-- START The data --

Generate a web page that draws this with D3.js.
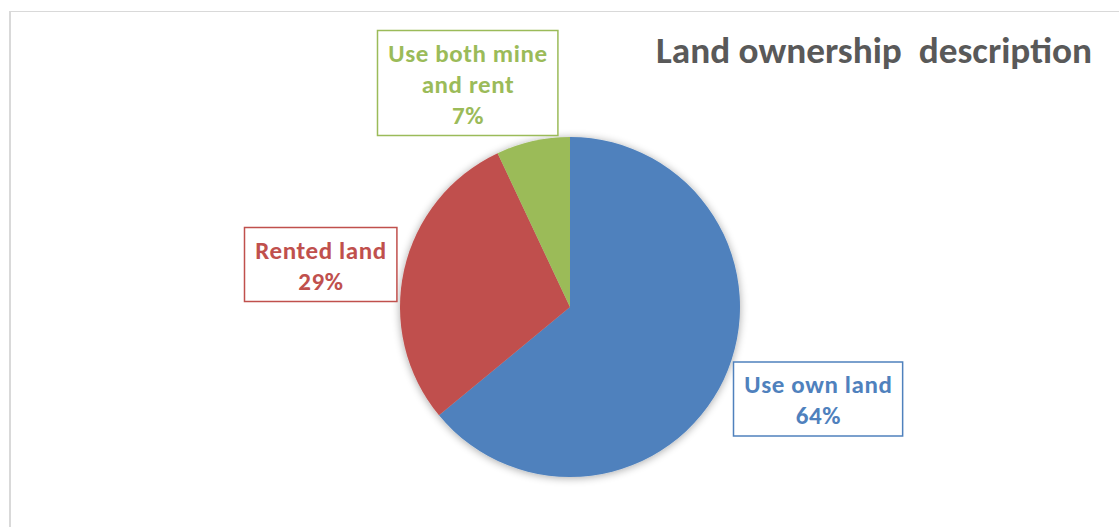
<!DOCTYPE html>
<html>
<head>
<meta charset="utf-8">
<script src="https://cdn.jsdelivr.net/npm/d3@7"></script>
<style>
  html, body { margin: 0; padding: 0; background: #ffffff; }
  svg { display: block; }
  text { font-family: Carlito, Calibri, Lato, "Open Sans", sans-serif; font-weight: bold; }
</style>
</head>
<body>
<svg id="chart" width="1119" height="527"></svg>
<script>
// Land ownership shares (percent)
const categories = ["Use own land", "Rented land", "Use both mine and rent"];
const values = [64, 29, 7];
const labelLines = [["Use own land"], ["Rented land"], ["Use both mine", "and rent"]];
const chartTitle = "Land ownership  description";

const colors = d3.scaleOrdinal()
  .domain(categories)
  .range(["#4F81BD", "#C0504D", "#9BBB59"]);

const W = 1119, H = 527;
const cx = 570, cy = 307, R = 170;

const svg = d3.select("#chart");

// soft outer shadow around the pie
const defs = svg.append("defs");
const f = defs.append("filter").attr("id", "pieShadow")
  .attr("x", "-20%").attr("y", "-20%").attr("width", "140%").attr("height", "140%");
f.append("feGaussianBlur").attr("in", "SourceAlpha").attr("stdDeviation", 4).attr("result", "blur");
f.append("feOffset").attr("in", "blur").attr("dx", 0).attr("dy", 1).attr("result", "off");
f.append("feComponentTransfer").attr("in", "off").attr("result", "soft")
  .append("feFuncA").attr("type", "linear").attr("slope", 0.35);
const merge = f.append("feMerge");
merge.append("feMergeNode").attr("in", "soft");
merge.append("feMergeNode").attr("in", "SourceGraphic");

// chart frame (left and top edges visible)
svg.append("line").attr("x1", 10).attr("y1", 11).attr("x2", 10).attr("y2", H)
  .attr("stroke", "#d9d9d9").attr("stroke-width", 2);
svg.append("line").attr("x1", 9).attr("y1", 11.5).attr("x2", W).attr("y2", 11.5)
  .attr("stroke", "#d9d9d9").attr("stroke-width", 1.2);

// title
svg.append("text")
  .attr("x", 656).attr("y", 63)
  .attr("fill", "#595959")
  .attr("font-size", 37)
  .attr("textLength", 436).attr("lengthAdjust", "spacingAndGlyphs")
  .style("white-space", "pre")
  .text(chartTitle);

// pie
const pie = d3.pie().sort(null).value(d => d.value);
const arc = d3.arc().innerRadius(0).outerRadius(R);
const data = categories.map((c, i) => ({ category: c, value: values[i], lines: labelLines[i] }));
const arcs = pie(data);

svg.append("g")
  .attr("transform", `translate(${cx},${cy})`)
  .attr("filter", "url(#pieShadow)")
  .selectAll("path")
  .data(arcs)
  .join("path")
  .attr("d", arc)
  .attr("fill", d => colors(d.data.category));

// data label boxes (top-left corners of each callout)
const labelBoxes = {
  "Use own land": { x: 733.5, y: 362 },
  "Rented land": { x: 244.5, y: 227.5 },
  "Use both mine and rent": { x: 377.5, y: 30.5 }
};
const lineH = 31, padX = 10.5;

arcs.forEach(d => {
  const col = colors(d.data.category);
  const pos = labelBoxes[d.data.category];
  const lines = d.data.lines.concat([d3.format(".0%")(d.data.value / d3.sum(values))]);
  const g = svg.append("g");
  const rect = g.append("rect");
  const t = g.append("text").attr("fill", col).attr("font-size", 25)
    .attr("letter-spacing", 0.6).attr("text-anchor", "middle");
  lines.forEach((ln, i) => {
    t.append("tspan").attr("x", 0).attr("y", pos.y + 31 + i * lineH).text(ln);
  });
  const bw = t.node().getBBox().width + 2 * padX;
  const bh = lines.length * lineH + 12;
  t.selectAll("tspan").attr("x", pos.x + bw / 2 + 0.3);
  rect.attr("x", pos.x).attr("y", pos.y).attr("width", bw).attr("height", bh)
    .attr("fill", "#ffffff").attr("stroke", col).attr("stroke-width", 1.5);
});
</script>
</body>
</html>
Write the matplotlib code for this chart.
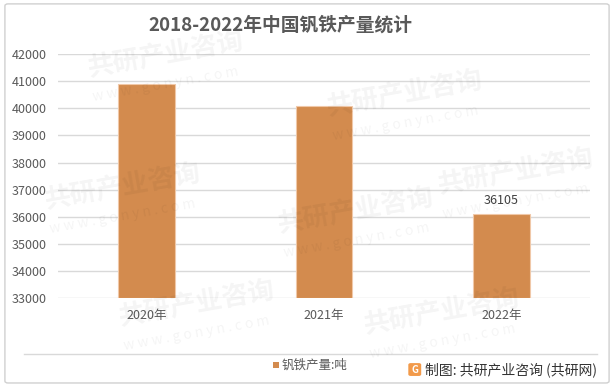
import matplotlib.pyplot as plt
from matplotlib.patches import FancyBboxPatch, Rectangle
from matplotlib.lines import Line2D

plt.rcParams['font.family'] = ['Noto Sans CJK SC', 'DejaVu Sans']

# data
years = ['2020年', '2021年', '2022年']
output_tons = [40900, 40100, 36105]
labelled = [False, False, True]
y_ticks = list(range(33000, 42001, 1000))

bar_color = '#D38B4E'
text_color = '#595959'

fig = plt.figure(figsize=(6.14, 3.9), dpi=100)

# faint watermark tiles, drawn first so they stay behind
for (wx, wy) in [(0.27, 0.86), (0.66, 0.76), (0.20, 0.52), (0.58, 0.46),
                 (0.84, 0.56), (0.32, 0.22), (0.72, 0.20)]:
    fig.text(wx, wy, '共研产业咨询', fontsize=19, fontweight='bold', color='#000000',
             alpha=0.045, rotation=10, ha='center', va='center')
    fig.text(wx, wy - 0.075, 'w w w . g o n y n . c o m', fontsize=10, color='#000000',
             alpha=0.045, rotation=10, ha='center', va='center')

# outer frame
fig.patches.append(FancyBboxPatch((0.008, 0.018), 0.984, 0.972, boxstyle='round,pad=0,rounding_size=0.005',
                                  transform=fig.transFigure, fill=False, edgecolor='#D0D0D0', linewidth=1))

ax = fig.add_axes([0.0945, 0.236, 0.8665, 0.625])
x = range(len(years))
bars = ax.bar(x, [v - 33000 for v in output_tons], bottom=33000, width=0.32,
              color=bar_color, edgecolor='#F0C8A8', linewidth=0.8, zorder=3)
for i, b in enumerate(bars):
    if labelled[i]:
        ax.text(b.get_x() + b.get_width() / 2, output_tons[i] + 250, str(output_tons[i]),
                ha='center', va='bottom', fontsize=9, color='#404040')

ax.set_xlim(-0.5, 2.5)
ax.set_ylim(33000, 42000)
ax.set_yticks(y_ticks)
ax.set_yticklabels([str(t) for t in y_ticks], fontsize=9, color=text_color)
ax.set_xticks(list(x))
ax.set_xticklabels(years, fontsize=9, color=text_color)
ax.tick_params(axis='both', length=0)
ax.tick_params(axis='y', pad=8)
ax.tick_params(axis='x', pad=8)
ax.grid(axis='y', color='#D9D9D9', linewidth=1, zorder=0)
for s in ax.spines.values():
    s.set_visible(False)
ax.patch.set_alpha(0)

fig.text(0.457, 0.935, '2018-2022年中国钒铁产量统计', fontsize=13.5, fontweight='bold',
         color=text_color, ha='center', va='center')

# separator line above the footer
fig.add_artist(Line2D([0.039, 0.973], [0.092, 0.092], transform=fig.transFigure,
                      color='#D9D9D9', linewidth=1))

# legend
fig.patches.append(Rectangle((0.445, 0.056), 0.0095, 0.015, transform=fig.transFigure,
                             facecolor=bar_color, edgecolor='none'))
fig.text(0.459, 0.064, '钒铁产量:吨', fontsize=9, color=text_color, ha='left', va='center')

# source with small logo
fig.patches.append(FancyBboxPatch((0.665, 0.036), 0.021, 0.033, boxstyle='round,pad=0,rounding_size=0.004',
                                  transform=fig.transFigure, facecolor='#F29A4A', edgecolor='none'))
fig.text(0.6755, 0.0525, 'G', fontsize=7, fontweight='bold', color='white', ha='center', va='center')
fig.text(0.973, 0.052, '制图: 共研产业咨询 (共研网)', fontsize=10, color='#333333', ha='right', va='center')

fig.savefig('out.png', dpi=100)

-- END The data --

_Directions for this task_. Gather and return every line that holds the string "matplotlib".

_The response_.
Write the matplotlib code for this chart.
import matplotlib.pyplot as plt
from matplotlib.patches import FancyBboxPatch, Rectangle
from matplotlib.lines import Line2D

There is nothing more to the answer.